Tropical Storm Bertha

July 16th, 2008 |

GOES-12 IR image

A GOES-12 IR image from the CIMSS Tropical Cyclones site (above) showed Tropical Storm Bertha continuing to linger over the western Atlantic Ocean on 16 July 2008 — this storm first became “Tropical Depression #2” over the eastern Atlantic, thirteen days earlier (on 03 July).

GOES-12 visible images (Animated GIF)

GOES-12 visible images with an overlay of SeaWinds data from the QuikSCAT satellite (above) revealed that there were still some bursts of convection near the center of the tropical cyclone, and maximum wind speeds remained near 60 knots. Tropical Storm Bertha was in the process of weakening as it began to encounter increasing environmental wind shear. AWIPS images of the GOES-12 water vapor channel (below) showed that the northeastward motion of Bertha was slowing, with a gradual turn toward the southeast as the tropical cyclone began to interact with a mid-latitude low located off to the  east (this middle to upper level low was drifting southwestward across the North Atlantic Ocean).

GOES-12 water vapor images (Animated GIF)

It is interesting to note the large pool of cooler Sea Surface Temperatures (cyan to blue colors) in the wake of slow-moving Bertha (below; sourced from Remote Sensing Systems).

Bertha Sea Surface Temperature image

2 Responses to “Tropical Storm Bertha”

  1. LW Seals says:

    This is interesting information.
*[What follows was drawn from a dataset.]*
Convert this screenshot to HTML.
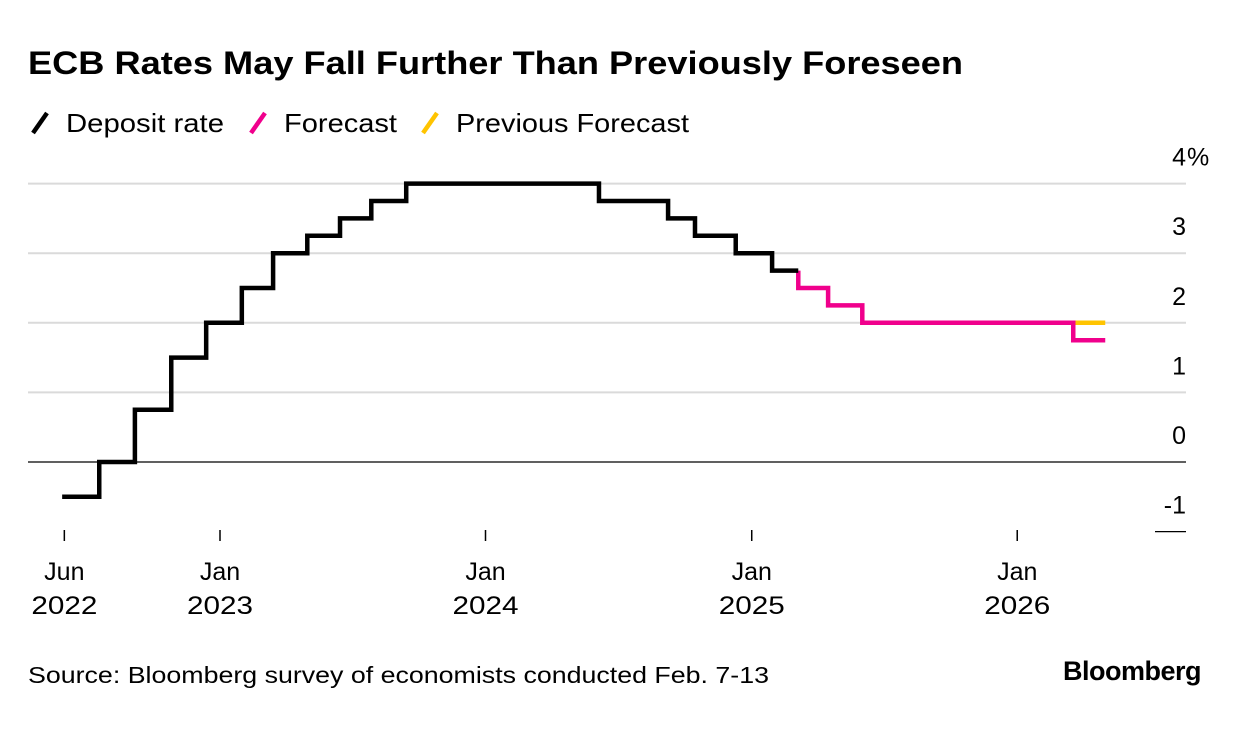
<!DOCTYPE html>
<html><head><meta charset="utf-8"><style>
body{margin:0;background:#fff;font-family:"Liberation Sans",sans-serif;}
#wrap{position:relative;width:1240px;height:732px;overflow:hidden;}
</style></head><body>
<div id="wrap">
<svg id="svg" width="1240" height="732" style="position:absolute;left:0;top:0">
<text x="28" y="74" font-size="32" font-weight="bold" fill="#000" textLength="935" lengthAdjust="spacingAndGlyphs">ECB Rates May Fall Further Than Previously Foreseen</text>
<g font-size="26" fill="#000">
<g><line x1="33" y1="133" x2="47" y2="113" stroke="#000" stroke-width="4.5"/><text x="66" y="132" textLength="158" lengthAdjust="spacingAndGlyphs">Deposit rate</text></g>
<g><line x1="251" y1="133" x2="265" y2="113" stroke="#f0008c" stroke-width="4.5"/><text x="284" y="132" textLength="113" lengthAdjust="spacingAndGlyphs">Forecast</text></g>
<g><line x1="423" y1="133" x2="437" y2="113" stroke="#ffc400" stroke-width="4.5"/><text x="456" y="132" textLength="233" lengthAdjust="spacingAndGlyphs">Previous Forecast</text></g>
</g>
<g id="grid"></g><g id="xaxis"></g><g id="series"></g>
<text x="28" y="683" font-size="23" fill="#000" textLength="741" lengthAdjust="spacingAndGlyphs">Source: Bloomberg survey of economists conducted Feb. 7-13</text>
<text x="1201" y="680" font-size="27" font-weight="bold" text-anchor="end" fill="#000" letter-spacing="-0.5">Bloomberg</text>
</svg></div>
<script>
const yTicks=[4,3,2,1,0,-1];
const yTickLabels=["4","3","2","1","0","-1"];
const xTickDates=["2022-06-01","2023-01-01","2024-01-01","2025-01-01","2026-01-01"];
const xTickMonth=["Jun","Jan","Jan","Jan","Jan"];
const xTickYear=["2022","2023","2024","2025","2026"];
const depositDates=["2022-05-29","2022-07-19","2022-09-06","2022-10-26","2022-12-13","2023-01-31","2023-03-15","2023-05-01","2023-06-15","2023-07-28","2023-09-14","2024-06-05","2024-09-08","2024-10-15","2024-12-10","2025-01-29","2025-03-06"];
const depositValues=[-0.5,0,0.75,1.5,2.0,2.5,3.0,3.25,3.5,3.75,4.0,3.75,3.5,3.25,3.0,2.75,2.75];
const forecastDates=["2025-03-06","2025-04-16","2025-06-02","2026-03-19","2026-05-02"];
const forecastValues=[2.5,2.25,2.0,1.75,1.75];
const prevDates=["2026-03-19","2026-05-02"];
const prevValues=[2.0,2.0];
const NS="http://www.w3.org/2000/svg";
const t0=Date.parse("2023-01-01");
function X(d){return 220+(Date.parse(d)-t0)/86400000*0.7274;}
function Y(v){return 462-v*69.6;}
function el(tag,attrs,parent){const e=document.createElementNS(NS,tag);for(const k in attrs)e.setAttribute(k,attrs[k]);parent.appendChild(e);return e;}
const grid=document.getElementById('grid');
yTicks.forEach((v,i)=>{
 let l;
 if(v===0){l=el('line',{x1:28,x2:1186,y1:Y(v),y2:Y(v),stroke:'#000','stroke-width':1.3},grid);}
 else if(v===-1){l=el('line',{x1:1155,x2:1186,y1:Y(v),y2:Y(v),stroke:'#000','stroke-width':1.3},grid);}
 else{l=el('line',{x1:28,x2:1186,y1:Y(v),y2:Y(v),stroke:'#dadada','stroke-width':2},grid);}
 
 
 const t=el('text',{x:1186,y:Y(v)-18,'font-size':25,'text-anchor':'end',fill:'#000'},grid);
 t.textContent=yTickLabels[i];
 
 
 if(i===0){
  const p=el('text',{x:1187,y:Y(v)-18,'font-size':25,fill:'#000'},grid);
  p.textContent='%';
  
  
 }
});
const xa=document.getElementById('xaxis');
xTickDates.forEach((d,i)=>{
 const x=X(d);
 const tk=el('line',{x1:x,x2:x,y1:530,y2:541,stroke:'#000','stroke-width':1.5},xa);
 
 
 const t1=el('text',{x:x,y:580,'font-size':25,'text-anchor':'middle',fill:'#000'},xa);
 t1.textContent=xTickMonth[i];
 
 
 const t2=el('text',{x:x,y:614,'font-size':25,'text-anchor':'middle',fill:'#000',textLength:66,lengthAdjust:'spacingAndGlyphs'},xa);
 t2.textContent=xTickYear[i];
 
 
});
function stepPath(ds,vs){let p='M'+X(ds[0])+','+Y(vs[0]);for(let i=1;i<ds.length;i++){p+=' H'+X(ds[i])+' V'+Y(vs[i]);}return p;}
const sg=document.getElementById('series');
const pp=el('path',{d:'M'+X(prevDates[0])+','+Y(2.0)+' V'+Y(prevValues[0])+' H'+X(prevDates[1]),fill:'none',stroke:'#ffc400','stroke-width':4.5},sg);


const fp=el('path',{d:'M'+X(forecastDates[0])+','+Y(depositValues[depositValues.length-1])+' V'+Y(forecastValues[0])+stepPath(forecastDates,forecastValues).replace(/^M[^ ]+/,''),fill:'none',stroke:'#f0008c','stroke-width':4.5},sg);


const dp=el('path',{d:stepPath(depositDates,depositValues),fill:'none',stroke:'#000','stroke-width':4.5},sg);


</script>
</body></html>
Cool satellite
    pictures showing what’s going on with the cyclones. Does the data here reflect any changes by the ozone layer, or global warming that may have contributed to these outcomes?

  2. scott.bachmeier says:

    Neither the ozone layer nor global warming have anything to do with this particular cyclone interaction. We occasionally see similar “Fujiwhara” type interactions between cyclones over the open oceans, and the influence of long-term climate change or lower stratospheric dynamics would be negligible.